SPACE WIRE
Death toll from storms in Bangladesh tops 240
DHAKA (AFP) Apr 23, 2003
The death toll from storms which have ravaged Bangladesh rose to more than 240, officials and reports said Wednesday, as further bad weather hit the capital Dhaka damaging several aircraft.

The toll included at least 129 people who died when a ferry sank in a storm late Monday on the Buriganga river, while another 52 were declared drowned after a boat carrying a wedding party capsized the same day in the Kishoreganj district.

News reports said at least 20 more people were killed by lightning strikes, collapsing houses, falling trees and the sinking of small boats caused by the storms.

The government Wednesday ordered a partial ban on ferry operations in a bid to stop further disasters.

Until further notice ferries will not be allowed to operate for five hours daily from 3pm, which is the time storms usually hit, officials said.

Two cranes Wednesday salvaged the double decker ferry MV Mitali which sank on the Buriganga in Narayanganj district, about 20 kilometres (12 miles) east of capital Dhaka.

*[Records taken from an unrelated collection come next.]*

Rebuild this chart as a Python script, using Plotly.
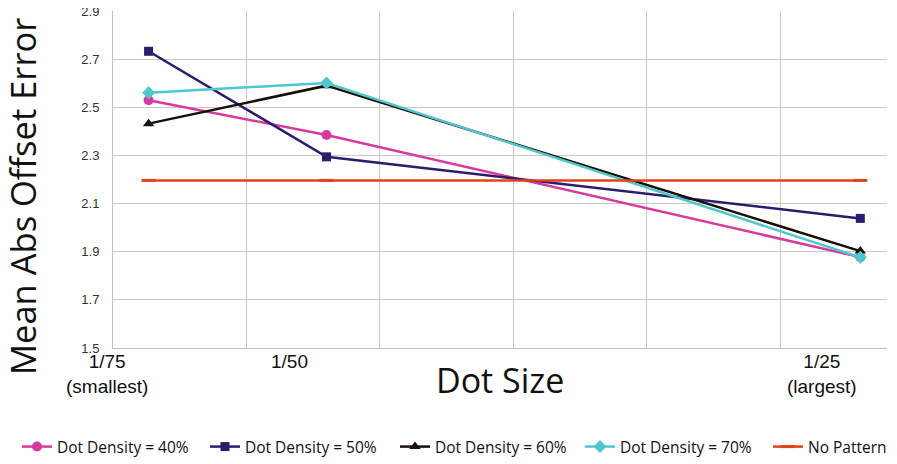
import plotly.graph_objects as go

# Data
dot_sizes = [1/75, 1/50, 1/25]
series_names = ["Dot Density = 40%", "Dot Density = 50%", "Dot Density = 60%",
                "Dot Density = 70%", "No Pattern"]
density_40 = [2.53, 2.386, 1.878]
density_50 = [2.734, 2.295, 2.039]
density_60 = [2.433, 2.591, 1.903]
density_70 = [2.562, 2.602, 1.877]
no_pattern = [2.197, 2.197, 2.197]
x_label_pos = [0.01178, 0.0186, 0.03858]
x_label_text = ["1/75<br>(smallest)", "1/50", "1/25<br>(largest)"]

colors = ["#D8399C", "#2B1C6C", "#1A0F08", "#4EC8CE", "#E0401C"]
symbols = ["circle", "square", "triangle-up", "diamond", "line-ew"]
values = [density_40, density_50, density_60, density_70, no_pattern]
legend_x_px = [9, 197, 387, 572, 760]

W, H = 889, 456  # page body has an 8px margin
X0, X1 = 0.012, 0.041

fig = go.Figure()
legend_layouts = {}
for i, (name, vals, c, s) in enumerate(zip(series_names, values, colors, symbols)):
    lg = "legend" if i == 0 else f"legend{i + 1}"
    if s == "line-ew":
        marker = dict(symbol=s, size=10, line=dict(color=c, width=3), color=c)
    else:
        marker = dict(symbol=s, size=10 if s != "square" else 9, color=c)
    fig.add_trace(go.Scatter(x=dot_sizes, y=vals, name=name, mode="lines+markers",
                             line=dict(color=c, width=2.5), marker=marker, legend=lg))
    legend_layouts[lg] = dict(orientation="h", xref="container", yref="container",
                              x=legend_x_px[i] / W, xanchor="left",
                              y=(H - 439) / H, yanchor="middle",
                              font=dict(family="Open Sans", size=15.5, color="#111"),
                              bgcolor="rgba(0,0,0,0)")

annotations = []
for xp, t in zip(x_label_pos, x_label_text):
    annotations.append(dict(x=(xp - X0) / (X1 - X0), y=0, xref="paper", yref="paper", text=t,
                            showarrow=False, xanchor="center", yanchor="top", yshift=-1,
                            font=dict(family="Liberation Sans, Arial", size=19, color="#111")))
annotations.append(dict(x=0.5, y=-0.095, xref="paper", yref="paper", text="Dot Size",
                        showarrow=False, xanchor="center", yanchor="middle",
                        font=dict(family="Open Sans", size=34, color="#111")))
annotations.append(dict(x=-0.1176, y=0.451, xref="paper", yref="paper",
                        text="Mean Abs Offset Error", textangle=-90,
                        showarrow=False, xanchor="center", yanchor="middle",
                        font=dict(family="Open Sans", size=34.5, color="#111")))

fig.update_layout(
    width=W, height=H,
    margin=dict(l=105, r=10, t=3, b=116, autoexpand=False),
    plot_bgcolor="white", paper_bgcolor="white",
    font=dict(family="Liberation Sans, Arial", color="#333"),
    showlegend=True,
    annotations=annotations,
    xaxis=dict(range=[X0, X1], tick0=X0, dtick=0.005,
               showticklabels=False, showgrid=True, gridcolor="#C8C8C8",
               gridwidth=1, zeroline=False, showline=True, linecolor="#C0C0C0",
               linewidth=1, ticks=""),
    yaxis=dict(range=[1.5, 2.9015], tick0=1.5, dtick=0.2, tickformat=".1f",
               showgrid=True, gridcolor="#C8C8C8", gridwidth=1, zeroline=False,
               showline=True, linecolor="#C0C0C0", linewidth=1, ticks="",
               tickfont=dict(family="Liberation Sans, Arial", size=13, color="#333"),
               ticklabelstandoff=10, ticklabeloverflow="allow"),
    **legend_layouts,
)

fig.write_html("out.html")
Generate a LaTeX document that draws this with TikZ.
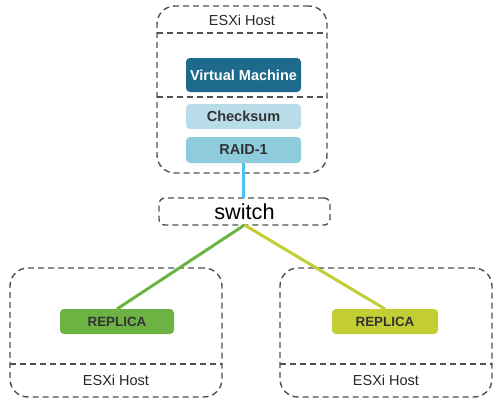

Twenty-one bodies were found inside the vessel taking the toll to 129, said a police officer.

It went down with between 200 and 300 people on board. Some swam to safety, but police could not say if anyone was still missing because the boat had no passenger manifest, a common omission in Bangladesh.

In the other accident in the northern Kishoreganj district, 80 kilometres (50 miles) from Dhaka, divers Wednesday found five bloated bodies of the 52 people already declared dead.

"We found the bodies floating, but we have lost track of the ferry after tracing it yesterday," local official Noni Gopal Biswas told AFP by telephone.

Both ferries went down in storms, but the accidents were also blamed by the media on overcrowding, although officials denied the allegations.

Ferry disasters are common in Bangladesh, which is criss-crossed by about 230 rivers. Some 3,000 ferries ply the nation's waterways and are a key means of transport, although many of them are dangerously overcrowded.

Since 1977, more than 3,000 people have died in about 260 accidents.

Meanwhile the bad weather continued, with a tropical storm late Tuesday damaging five aircraft belonging to the national airline Biman which were parked at Dhaka's Zia International Airport, officials said.

Biman spokesman Zahirul Huq told AFP the tail of an Airbus-300 was broken, while two others of the same type as well as a Boeing 737 and a Fokker F-28 suffered body damage.

"We now have to cancel and reschedule some of our flights and are desperately trying to bring two aircraft on short lease from Singapore," he said.

Several air force jets were damaged when Bangladesh was hit by a massive cyclone in 1991 that killed more than 135,000 people.

The metereological department said Tuesday's storm had winds of up to 116 kilometres (72 miles) per hour.

"It was a normal storm we have around this time of the year and we had issued squall warnings," M. Akram Hossain, chief government metereologist, told AFP, adding there could be more storms in coming days as well as cyclones.